Le Chant d'Apollon est à l'image de son contexte de sortie : une période phare, où l'éducation sexuelle s'infiltre jusque dans les mangas, avec des auteurs comme Go Nagai qui n'hésite pas à en faire le sujet central de certaines de leurs œuvres, comme avec Le Chant D'Apollon.
Sorti en 1970, ce one-shot de presque 600 pages, écrit et dessiné par le maître Osamu Tezuka, propose une histoire à la croisée des chemins qui oscille entre quête initiatique vers la compréhension de l'amour... et thriller psychologique.
Tel Sisyphe et son rocher, Tezuka illustre ce sentiment profond et particulier comme une charge parfois douloureuse et sans fin, qui s'insérerait dans un cycle de réincarnation perpétuelle, tel le Samsara du courant bouddhiste.

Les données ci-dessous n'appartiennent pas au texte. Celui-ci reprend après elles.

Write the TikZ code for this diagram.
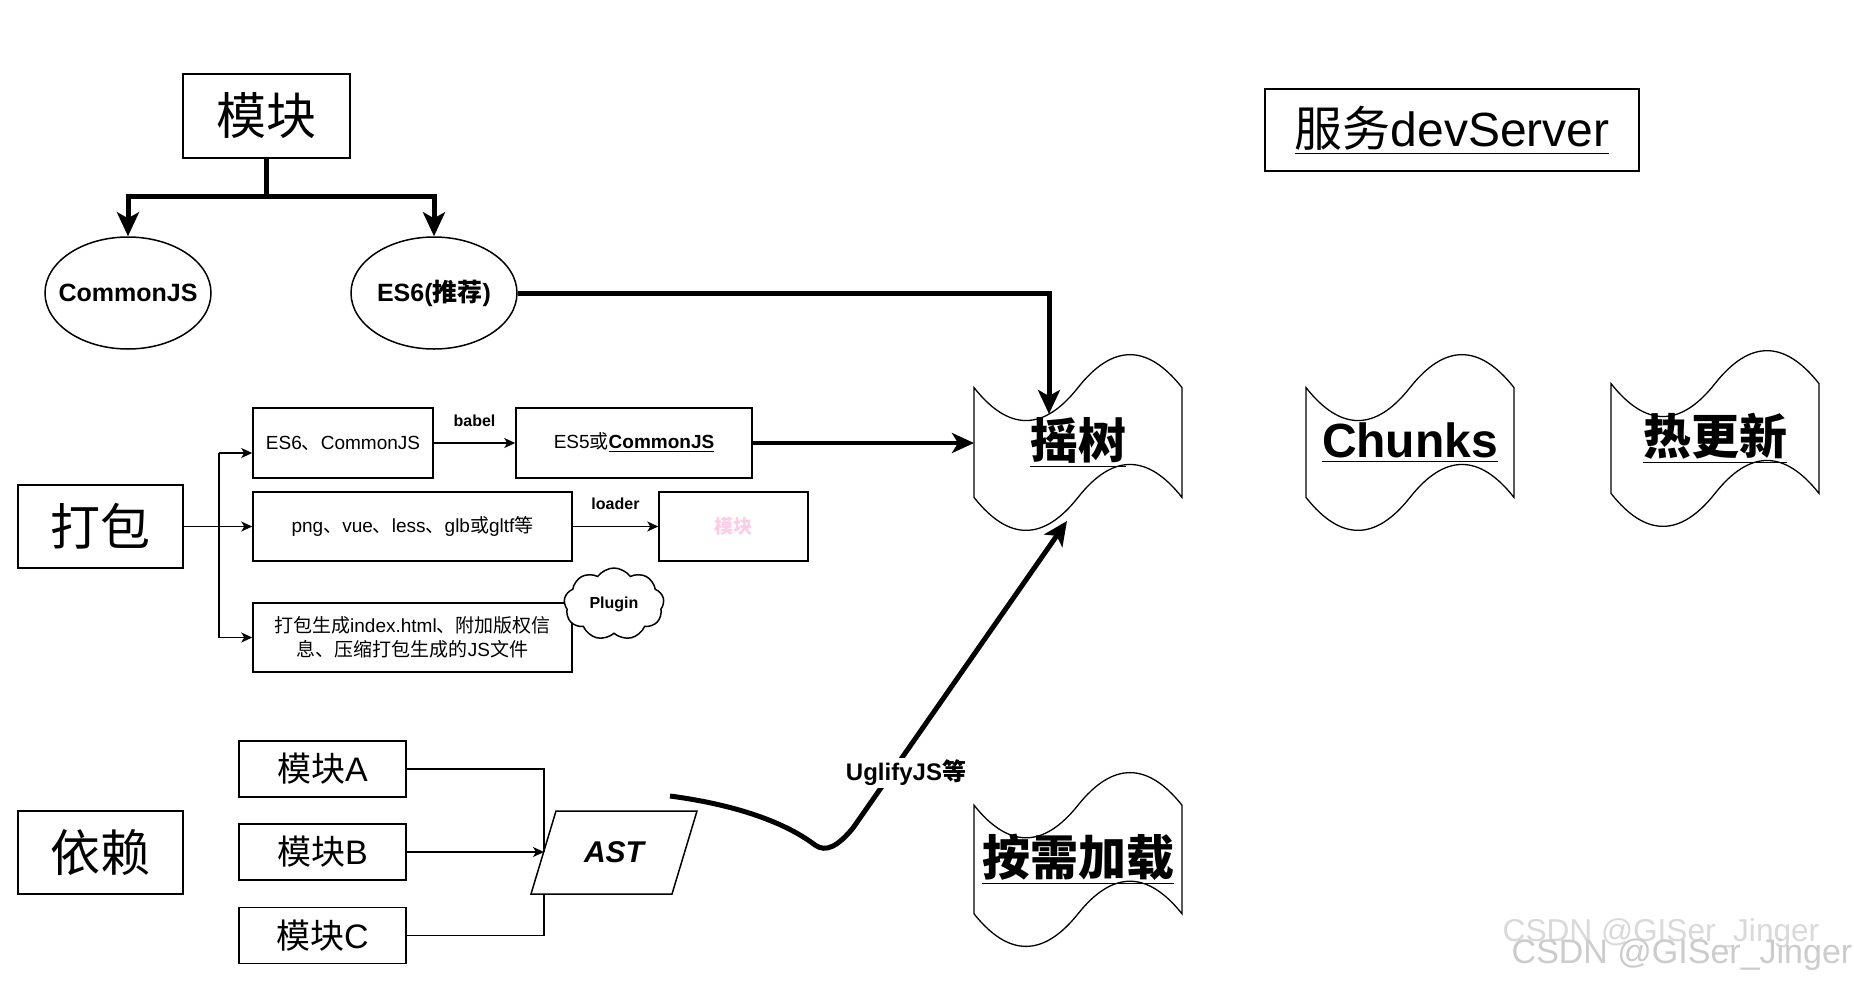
\documentclass[tikz,border=0pt]{standalone}
\usepackage{fontspec}
\setmainfont{Liberation Sans}
\newfontfamily\cjk{Noto Sans CJK SC}
\usetikzlibrary{shapes.geometric,shapes.symbols,arrows.meta,calc}
\definecolor{lpink}{RGB}{255,204,230}
\newcommand\zh[1]{{\cjk #1}}
\newcommand\fs[1]{\fontsize{#1}{#1}\selectfont}
\newcommand\tape[4]{%
\pgfmathsetmacro\tdy{0.4*#4}%
\draw[line width=0.65pt, fill=white] ({#1},{#2+0.5*\tdy}) .. controls ({#1+#3/6},{#2+1.1*\tdy}) and ({#1+#3/3},{#2+1.1*\tdy}) .. ({#1+#3/2},{#2+0.5*\tdy}) .. controls ({#1+2*#3/3},{#2-0.1*\tdy}) and ({#1+5*#3/6},{#2-0.1*\tdy}) .. ({#1+#3},{#2+0.5*\tdy}) -- ({#1+#3},{#2+#4-0.5*\tdy}) .. controls ({#1+5*#3/6},{#2+#4-1.1*\tdy}) and ({#1+2*#3/3},{#2+#4-1.1*\tdy}) .. ({#1+#3/2},{#2+#4-0.5*\tdy}) .. controls ({#1+#3/3},{#2+#4+0.1*\tdy}) and ({#1+#3/6},{#2+#4+0.1*\tdy}) .. ({#1},{#2+#4-0.5*\tdy}) -- cycle;}
\tikzset{
 bx/.style={draw, line width=0.75pt, fill=white, inner sep=0pt, align=center},
 ell/.style={draw, ellipse, line width=0.75pt, minimum width=83pt, minimum height=56pt, inner sep=0pt},
 thk/.style={line width=2.5pt, -{Stealth[length=12pt,width=11pt,inset=3pt]}},
 thn/.style={line width=0.75pt},
 thnar/.style={line width=0.75pt, -{Stealth[length=5.5pt,width=5pt,inset=1.5pt]}},
 big/.style={font=\fs{25}},
 sml/.style={font=\fs{9.5}},
 lbl/.style={font=\fs{8}\bfseries, inner sep=1pt},
 tapetxt/.style={font=\fs{24}\bfseries, inner sep=0pt},
}
\begin{document}
\begin{tikzpicture}[x=0.5pt,y=-0.5pt]
\useasboundingbox[fill=white] (0,0) rectangle (1854,986);

% top: modules
\node[bx, big, minimum width=83.5pt, minimum height=42pt] (mod) at (266.5,116) {\zh{模块}};
\node[ell] (cjs) at (128,293) {};
\node[font=\fs{12.5}\bfseries, inner sep=0pt] (cjst) at (cjs.center) {CommonJS};
\node[ell] (es6) at (434,293) {};
\node[font=\fs{12.5}\bfseries, inner sep=0pt] (es6t) at (es6.center) {ES6(\zh{推荐})};
\coordinate (br) at (266.5,196);
\draw[line width=2.5pt] (mod.south) -- (br);
\draw[thk] (br) -| (cjs.north);
\draw[thk] (br) -| (es6.north);

% devServer
\node[bx, font=\fs{24}, minimum width=187pt, minimum height=41pt] (dev) at (1452,130) {\underline{\zh{服务}devServer}};

% tapes
\tape{974}{351}{208}{183}
\node[tapetxt] (shake) at (1078,442.5) {\underline{\zh{摇树}}};
\tape{1306}{351}{208}{183}
\node[tapetxt] (chunks) at (1410,442.5) {\underline{Chunks}};
\tape{1611}{347}{208}{183}
\node[tapetxt] (hot) at (1715,438.5) {\underline{\zh{热更新}}};
\tape{974}{769}{208}{181}
\node[tapetxt] (lazy) at (1078,859.5) {\underline{\zh{按需加载}}};
\coordinate (tipA) at (1049,414);
\coordinate (tipL) at (974,443);
\coordinate (tipU) at (1067,521);

\draw[thk] (es6.east) -| (tipA);

% bundling
\node[bx, big, minimum width=82.5pt, minimum height=41.5pt] (db) at (100.5,526.5) {\zh{打包}};
\node[bx, sml, minimum width=90pt, minimum height=35pt] (b1) at (343,443) {ES6\zh{、}CommonJS};
\node[bx, sml, minimum width=118pt, minimum height=35pt] (b2) at (634,443) {ES5\zh{或}\textbf{\underline{CommonJS}}};
\node[bx, sml, minimum width=159.5pt, minimum height=34.5pt] (b3) at (412.5,526.5) {png\zh{、}vue\zh{、}less\zh{、}glb\zh{或}gltf\zh{等}};
\node[bx, font=\fs{9.5}\bfseries, text=lpink, minimum width=74.5pt, minimum height=34.5pt] (b4) at (733.5,526.5) {\zh{模块}};
\node[bx, font=\fontsize{9.5}{11.8}\selectfont, minimum width=159.5pt, minimum height=34.5pt] (b5) at (412.5,637.5) {\zh{打包生成}index.html\zh{、附加版权信}\\\zh{息、压缩打包生成的}JS\zh{文件}};
\node[cloud, draw, fill=white, line width=0.75pt, cloud puffs=9, cloud puff arc=110, aspect=1.4, minimum width=50pt, minimum height=36pt, inner sep=0pt, font=\fs{8}\bfseries] (plug) at (614,604) {Plugin};

\draw[thnar] (b1.east) -- node[lbl, above=7pt] (babel) {babel} (b2.west);
\draw[thnar] (b3.east) -- node[lbl, above=7pt] (loader) {loader} (b4.west);
\draw[line width=2.2pt, -{Stealth[length=11pt,width=10pt,inset=3pt]}] (b2.east) -- (tipL);

\coordinate (j1) at (219,453);
\coordinate (j3) at (219,637.5);
\draw[thn] (db.east) -- (db.east -| j1);
\draw[thn] (j1) -- (j3);
\draw[thnar] (j1) -- (j1 -| b1.west);
\draw[thnar] (db.east -| j1) -- (b3.west);
\draw[thnar] (j3) -- (b5.west);

% dependencies
\node[bx, big, minimum width=82.5pt, minimum height=41.5pt] (dep) at (100.5,852.5) {\zh{依赖}};
\node[bx, font=\fs{17}, minimum width=83.5pt, minimum height=28pt] (mA) at (322.5,769) {\zh{模块}A};
\node[bx, font=\fs{17}, minimum width=83.5pt, minimum height=28pt] (mB) at (322.5,852) {\zh{模块}B};
\node[bx, font=\fs{17}, minimum width=83.5pt, minimum height=28pt] (mC) at (322.5,935.5) {\zh{模块}C};
\draw[line width=0.75pt, fill=white] (556,811) -- (697,811) -- (672,894) -- (531,894) -- cycle;
\node[font=\fs{15}\bfseries\itshape] (ast) at (614,852) {AST};
\coordinate (astin) at (544,852);
\coordinate (astbot) at (544,894);
\draw[thn] (mA.east) -| (astin);
\draw[thnar] (mB.east) -- (astin);
\draw[thn] (mC.east) -| (astbot);

\coordinate (cs) at (670,796);
\draw[line width=2.5pt, -{Stealth[length=12pt,width=11pt,inset=3pt]}] (cs) .. controls (745,806) and (790,826) .. (815,845) .. controls (826,853) and (838,846) .. (853,828) -- (tipU);
\node[font=\fs{12}\bfseries, fill=white, inner sep=1pt] (ugl) at (906,773) {UglifyJS\zh{等}};

% watermark
\node[font=\fs{15.8}, text=gray!30, anchor=center] (wm1) at (1661,933) {CSDN @GISer\_Jinger};
\node[font=\fs{17}, text=gray!40, anchor=center] (wm2) at (1682,955) {CSDN @GISer\_Jinger};
\end{tikzpicture}
\end{document}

Le personnage principal, Shogo, incapable d'aimer à cause d'un traumatisme remontant à son enfance, subit une thérapie quasi-freudienne ainsi qu'une punition mythologique à cause de sa cruauté envers des animaux, dont l'objectif affiché est de lui inculquer la notion d'Amour.
Des femmes dont il tombera amoureux, il y en aura alors, mais seule la Mort les attend au tournant de leurs idylles.
Influencé par les cycles de réincarnation, Shogo vogue entre divers ambiances et temporalités, allant d'une cité futuriste et dystopique peuplée d'androïdes (ce qui offre en parallèle une réflexion sur le clonage et la pollution engendrée par l'Homme) jusque dans un camp de déportation durant les années 40.
Traumatisé par le passé et en proie à un doute envers l'avenir, Tezuka illustre son odyssée psychologique par des panels somptueux et symboliques, ainsi que par un sens du découpage et de la mise en scène unique pour l'époque.
Avec son Chant d'Apollon, il dévoile un message à la portée universelle autour de la quête de l'amour véritable et de la reconnaissance de ses sentiments, dont l'essence est encore intact de nos jours.